If you see any form of agitation brewing, take them away from each other. You should look for signs such as growling, mounting, chasing each other, and fighting.
2. Fix The Rabbits Involved
Territorial and aggressive behavior may be attributed to reproductive hormones. Once you neuter or spay a rabbit, its personality will change immensely. To put this to perspective, an intact female will reject any form of companionship by aggressive means. And the unneutered males will fight, hump, and scratch with enthusiasm and energy.
The surgical procedures of calming down the rabbit nerves will help mitigate the fights to a significant degree. A fixed rabbit will have low levels of hormones, meaning that it won’t experience spontaneous aggression.
Aside from the fixing, it is recommended that you keep two rabbits of different sexes. When you have two males or two females, there will always be a constant struggle. And whichever sexes you choose, ensure that they are both fixed.

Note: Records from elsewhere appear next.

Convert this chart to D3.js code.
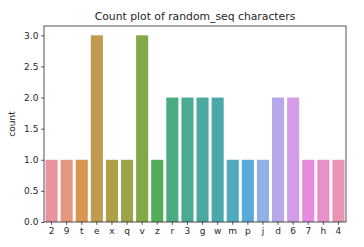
<!DOCTYPE html>
<html>
<head>
<meta charset="utf-8">
<script src="https://cdn.jsdelivr.net/npm/d3@7"></script>
<style>
  body { margin: 0; background: #fff; }
  text { font-family: "DejaVu Sans", sans-serif; fill: #262626; }
</style>
</head>
<body>
<div id="chart"></div>
<script>
let chars = ["2","9","t","e","x","q","v","z","r","3","g","w","m","p","j","d","6","7","h","4"];
let counts = [1,1,1,3,1,1,3,1,2,2,2,2,1,1,1,2,2,1,1,1];
let colors = ["#e8919f","#e6957f","#d9964e","#c09a4e","#ae9f4a","#9ca447","#82a847","#4fae57",
              "#4aab80","#4aab93","#4aa8a0","#4aa8ab","#4faabe","#59a9d9","#92afe6","#b5a9ea",
              "#d49be6","#e68bdf","#e891c9","#e994b4"];
let yTicks = [0, 0.5, 1, 1.5, 2, 2.5, 3];

let w = 364, h = 247, m = { top: 26, right: 18, bottom: 25, left: 44 };
let gw = w - m.left - m.right, gh = h - m.top - m.bottom;

let svg = d3.select("#chart").append("svg").attr("width", w).attr("height", h);
let g = svg.append("g").attr("transform", `translate(${m.left},${m.top})`);

let xS = d3.scaleBand().domain(chars).range([0, gw]).paddingInner(0.2).paddingOuter(0.1);
let yS = d3.scaleLinear().domain([0, 3.15]).range([gh, 0]);

g.selectAll("rect.bar")
    .data(chars).enter().append("rect")
    .attr("class", "bar")
    .attr("x", d => xS(d))
    .attr("width", xS.bandwidth())
    .attr("y", (d, i) => yS(counts[i]))
    .attr("height", (d, i) => gh - yS(counts[i]))
    .attr("fill", (d, i) => colors[i]);

let xAx = g.append("g").attr("transform", `translate(0,${gh})`)
    .call(d3.axisBottom(xS).tickSize(2.8).tickPadding(2.8));
let yAx = g.append("g")
    .call(d3.axisLeft(yS).tickValues(yTicks).tickFormat(d3.format(".1f")).tickSize(2.8).tickPadding(2.8));

[xAx, yAx].forEach(a => {
    a.select(".domain").remove();
    a.selectAll("line").attr("stroke", "#262626").attr("stroke-width", 0.8);
    a.selectAll("text").style("font-size", "9px").attr("fill", "#262626");
});

g.append("rect").attr("width", gw).attr("height", gh)
    .attr("fill", "none").attr("stroke", "#262626").attr("stroke-width", 0.8);

svg.append("text").attr("x", m.left + gw / 2).attr("y", 20)
    .attr("text-anchor", "middle").style("font-size", "10.8px")
    .text("Count plot of random_seq characters");

svg.append("text")
    .attr("transform", `translate(15,${m.top + gh / 2}) rotate(-90)`)
    .attr("text-anchor", "middle").style("font-size", "9px")
    .text("count");
</script>
</body>
</html>
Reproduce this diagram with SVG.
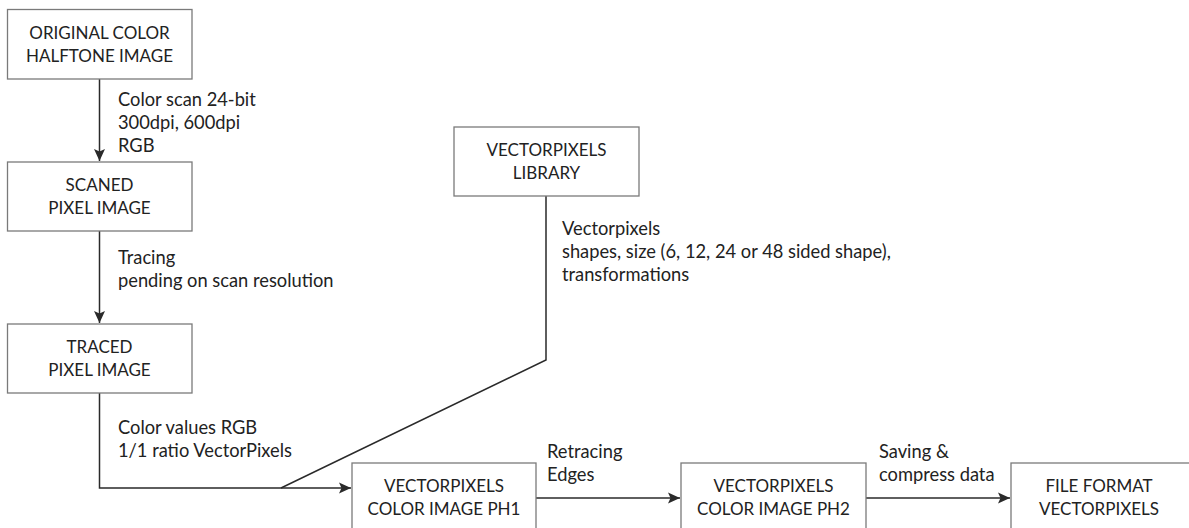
<svg xmlns="http://www.w3.org/2000/svg" width="1189" height="528" viewBox="0 0 1189 528">
<style>
.box{fill:#fff;stroke:#7a7a7a;stroke-width:1.3}
.t{font-family:Lato,"Liberation Sans",sans-serif;font-size:17px;fill:#222;text-anchor:middle}
.l{font-family:Lato,"Liberation Sans",sans-serif;font-size:18.3px;fill:#222}
.c{fill:none;stroke:#2a2a2a;stroke-width:1.5}
</style>
<defs>
<marker id="ah" viewBox="0 0 12 12" refX="12" refY="6" markerWidth="12" markerHeight="12" markerUnits="userSpaceOnUse" orient="auto">
<path d="M0,0.5 L12,6 L0,11.5 L2.5,6 Z" fill="#2a2a2a"/>
</marker>
</defs>
<rect width="1189" height="528" fill="#fff"/>
<g id="connectors">
<line class="c" x1="99.5" y1="79" x2="99.5" y2="161" marker-end="url(#ah)"/>
<line class="c" x1="99.5" y1="231" x2="99.5" y2="323" marker-end="url(#ah)"/>
<polyline class="c" points="99.5,393 99.5,488 351,488" marker-end="url(#ah)"/>
<polyline class="c" points="546,196 546,360 281,488"/>
<line class="c" x1="536" y1="498" x2="680" y2="498" marker-end="url(#ah)"/>
<line class="c" x1="866" y1="498" x2="1010" y2="498" marker-end="url(#ah)"/>
<text class="l" x="118" y="106">Color scan 24-bit</text>
<text class="l" x="118" y="129">300dpi, 600dpi</text>
<text class="l" x="118" y="152">RGB</text>
<text class="l" x="118" y="264">Tracing</text>
<text class="l" x="118" y="287">pending on scan resolution</text>
<text class="l" x="118" y="434">Color values RGB</text>
<text class="l" x="118" y="457">1/1 ratio VectorPixels</text>
<text class="l" x="562" y="235">Vectorpixels</text>
<text class="l" x="562" y="258">shapes, size (6, 12, 24 or 48 sided shape),</text>
<text class="l" x="562" y="281">transformations</text>
<text class="l" x="547" y="458">Retracing</text>
<text class="l" x="547" y="481">Edges</text>
<text class="l" x="879" y="458">Saving &amp;</text>
<text class="l" x="879" y="481">compress data</text>
</g>
<g id="n-original">
<rect class="box" x="7.5" y="9.5" width="184.5" height="69.5"/>
<text class="t" x="99.5" y="39">ORIGINAL COLOR</text>
<text class="t" x="99.5" y="62">HALFTONE IMAGE</text>
</g>
<g id="n-scaned">
<rect class="box" x="7.5" y="162" width="184.5" height="69"/>
<text class="t" x="99.5" y="191">SCANED</text>
<text class="t" x="99.5" y="214">PIXEL IMAGE</text>
</g>
<g id="n-traced">
<rect class="box" x="7.5" y="324" width="184.5" height="69"/>
<text class="t" x="99.5" y="353">TRACED</text>
<text class="t" x="99.5" y="376">PIXEL IMAGE</text>
</g>
<g id="n-library">
<rect class="box" x="454" y="127" width="185" height="69"/>
<text class="t" x="546.5" y="156">VECTORPIXELS</text>
<text class="t" x="546.5" y="179">LIBRARY</text>
</g>
<g id="n-ph1">
<rect class="box" x="352" y="463" width="184" height="80"/>
<text class="t" x="444" y="492">VECTORPIXELS</text>
<text class="t" x="444" y="515">COLOR IMAGE PH1</text>
</g>
<g id="n-ph2">
<rect class="box" x="681" y="463" width="185" height="80"/>
<text class="t" x="773.5" y="492">VECTORPIXELS</text>
<text class="t" x="773.5" y="515">COLOR IMAGE PH2</text>
</g>
<g id="n-file">
<rect class="box" x="1011" y="463" width="190" height="80"/>
<text class="t" x="1099" y="492">FILE FORMAT</text>
<text class="t" x="1099" y="515">VECTORPIXELS</text>
</g>
</svg>
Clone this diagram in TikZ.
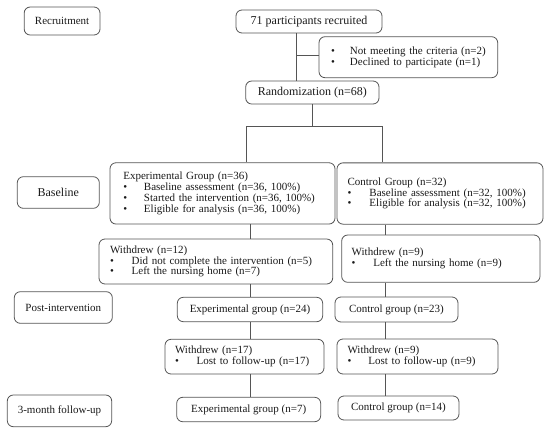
\documentclass[tikz,border=0pt]{standalone}
\usepackage{fontspec}
\setmainfont{Liberation Serif}
\definecolor{edge}{HTML}{555555}
\definecolor{ink}{HTML}{1A1A1A}
\newcommand{\bl}[2][21pt]{\mbox{\makebox[#1][l]{\textbullet}#2}}
\begin{document}
\begin{tikzpicture}[x=1pt,y=-1pt,
  box/.style={draw=edge,line width=0.8pt,rounded corners=6pt,text=ink,inner sep=0pt,
    font=\fontsize{11}{10.7}\selectfont},
  big/.style={font=\fontsize{12}{13}\selectfont},
  lbox/.style={box,align=left},
  conn/.style={draw=edge,line width=0.8pt}]
\useasboundingbox (0,0) rectangle (550,432);
% stage labels
\node[box,minimum width=75.8pt,minimum height=28pt] (rec) at (62.1,21) {Recruitment};
\node[box,big,minimum width=82pt,minimum height=31.6pt] (base) at (58.3,192.5) {Baseline};
\node[box,minimum width=98pt,minimum height=31.6pt] (post) at (63.3,307.5) {Post-intervention};
\node[box,minimum width=104.4pt,minimum height=31.7pt] (fu) at (59.5,410.85) {3-month follow-up};
% flow
\node[box,big,minimum width=146pt,minimum height=23pt] (p71) at (309,21.5) {71 participants recruited};
\node[lbox,minimum height=41pt,inner xsep=12pt,text width=154.7pt] (excl) at (408.35,57.2)
  {\bl[19pt]{Not meeting the criteria (n=2)}\\\bl[19pt]{Declined to participate (n=1)}};
\node[box,big,minimum width=133.3pt,minimum height=23pt] (rand) at (312.35,92.5) {Randomization (n=68)};
\node[lbox,minimum height=61.3pt,inner xsep=13.3pt,text width=198.4pt] (exp) at (222.5,193.4)
  {Experimental Group (n=36)\\\bl[20.7pt]{Baseline assessment (n=36, 100\%)}\\\bl[20.7pt]{Started the intervention (n=36, 100\%)}\\\bl[20.7pt]{Eligible for analysis (n=36, 100\%)}};
\node[lbox,minimum height=61.3pt,inner xsep=10.5pt,text width=185pt] (ctl) at (440,193.5)
  {Control Group (n=32)\\\bl[22pt]{Baseline assessment (n=32, 100\%)}\\\bl[22pt]{Eligible for analysis (n=32, 100\%)}};
\node[lbox,minimum height=45pt,inner xsep=11pt,text width=211.7pt] (w12) at (215.85,261.5)
  {Withdrew (n=12)\\\bl[21.7pt]{Did not complete the intervention (n=5)}\\\bl[21.7pt]{Left the nursing home (n=7)}};
\node[lbox,minimum height=47.3pt,inner xsep=10pt,text width=178.3pt] (w9) at (440.85,258.65)
  {Withdrew (n=9)\\\bl[21.6pt]{Left the nursing home (n=9)}};
\node[box,minimum width=145.4pt,minimum height=24.4pt] (e24) at (250,309.5) {Experimental group (n=24)};
\node[box,minimum width=123pt,minimum height=25pt] (c23) at (396.5,309.5) {Control group (n=23)};
\node[lbox,minimum height=34.7pt,inner xsep=10pt,text width=139pt] (w17) at (244.5,356.65)
  {Withdrew (n=17)\\\bl[21.7pt]{Lost to follow-up (n=17)}};
\node[lbox,minimum height=35pt,inner xsep=10.5pt,text width=140pt] (w9b) at (417.5,356.5)
  {Withdrew (n=9)\\\bl[21pt]{Lost to follow-up (n=9)}};
\node[box,minimum width=144pt,minimum height=24.4pt] (e7) at (248.7,409.5) {Experimental group (n=7)};
\node[box,minimum width=121pt,minimum height=24pt] (c14) at (398.5,408) {Control group (n=14)};
% connector helpers
\coordinate (trunk) at (296.7,55);
\coordinate (splitL) at (246,126);
\coordinate (splitR) at (382,126);
\coordinate (colA) at (250.7,0);
\coordinate (colB) at (385,0);
% connectors
\draw[conn] (p71.south -| trunk) -- (rand.north -| trunk);
\draw[conn] (trunk) -- (excl.west |- trunk);
\draw[conn] (rand.south) -- (rand.south |- splitL);
\draw[conn] (exp.north -| splitL) -- (splitL) -- (splitR) -- (ctl.north -| splitR);
\draw[conn] (exp.south -| colA) -- (w12.north -| colA);
\draw[conn] (w12.south -| colA) -- (e24.north -| colA);
\draw[conn] (e24.south -| colA) -- (w17.north -| colA);
\draw[conn] (w17.south -| colA) -- (e7.north -| colA);
\draw[conn] (ctl.south -| colB) -- (w9.north -| colB);
\draw[conn] (w9.south -| colB) -- (c23.north -| colB);
\draw[conn] (c23.south -| colB) -- (w9b.north -| colB);
\draw[conn] (w9b.south -| colB) -- (c14.north -| colB);
\end{tikzpicture}
\end{document}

3. Get A Hutch Large-Enough For Both Rabbits
If you choose to separate the two territorial bunnies, you should get sizeable hutches – hutches that won’t be crammed. If the rabbit feels like its space is a little too tight, it becomes mischievous.
Give room for your rabbit to explore – to jump and hop and feel alive. Have a cage of not less than 12 feet squared. And more – you also need to provide an exercise of about 32 feet squared—the more room, the better the bunny’s experience.
Each day, the rabbit should have about 5 hours of pure exercise within the cage. If left open, the rabbit will likely hop away and into the wild, where it won’t survive that much.
4. Visit A Vet Regularly
Just like any other pet, your bunny will need to visit regularly. Each year, ensure that your rabbit sees the vet at least once. At the clinic, the vet will take note of your rabbit’s general health. If you bring in an aggressive bunny, the vet may diagnose it with some disease. Remember that too much aggression can be tied to a pet illness.
Get a rabbit-savvy vet, not a general one. A vet who knows everything in and around rabbits should do an excellent job, albeit charging you a considerably large amount of money. To take care of those costs, I advise that you get an insurance policy to cover rabbit health issues. Since fees can rack up quickly, it is good to be prepared.
Well, there it is – rabbits can get overly territorial. However, you can control their behavior by making the moves I have prescribed for you in the read. If you let your territorial rabbits engage in any form of aggression, you could end up with a maimed bunny, and that is not something you want.